At this point an objection, or perhaps an object, comes whizzing at us from someone in the cheap seats keen to observe that this process only works if governments do not step in to obstruct it. Nimbly ducking the missile we agree entirely. If the state uses its power to divert resources from things that are working to those that are not, fewer things will work and people will be less well off in every conceivable dimension. (The same of course is true of political parties that suppress competition, subtly or brutally.) But even here there is a powerful countervailing mechanism.

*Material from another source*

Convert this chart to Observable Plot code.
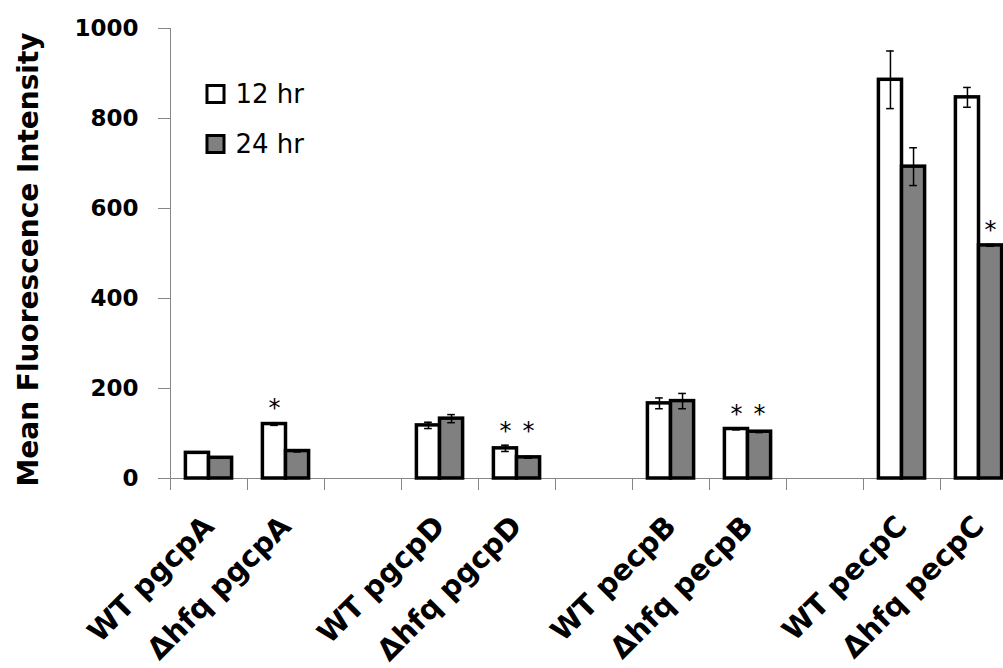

Governments that “pick winners”, or rather try to, end up reducing the total wealth available including to them, and annoy voters. It takes a while to happen, and longer to be noticed and understood. But sooner or later events vindicate Margaret Thatcher’s aphorism that “The problem with socialism is that you eventually run out of other people’s money.”
In saying so we do not counsel complacency. A sufficiently determined government can do appalling harm before the inevitable collapse, even in a democracy and certainly in a tyranny like the former U.S.S.R. So the more we understand, appreciate and rely on the mechanisms of the market and the stock market the better.
People often do the reverse. In fact Canary Media just got on the bandwagon not only of “heat pumps” but of a proposed bill to subsidize them. After noting that “Heat pumps are the hot new thing in climatetech right now” it said “It turns out that the cost of manufacturing a two-way heat pump instead of a conventional air-conditioning unit is only a few hundred dollars per unit. What if the federal government incentivized manufacturers to make that simple switch?” But if they really are that much more efficient, why would it have to? And if not, why would it want to? It really is the old huckster’s joke about losing money on every sale but making it up in volume.
The market can be ignored. It can be contradicted. But over time it will not be denied. Indeed, as we noted on May 25 of this year, someone already has created a significant investment fund devoted to performance not virtue signaling, Vivek Ramaswamy’s Strive Asset Management.
It’s not a hedge fund exactly. And it’s not the only one. In markets, as in any healthy ecosystem, all sorts of entities proliferate, some common, some niche, some straightforward, some “hopeful monsters”, some successful and some failures for reasons good or bad. But in the end, the fittest survive. The fittest to contribute to the good life. And the more people like Stuart Kirk are driven from complacent firms, the more talent is available to the upstarts.
So yes, someone should create that fund. Someone has. And there’s a lot more where that came from.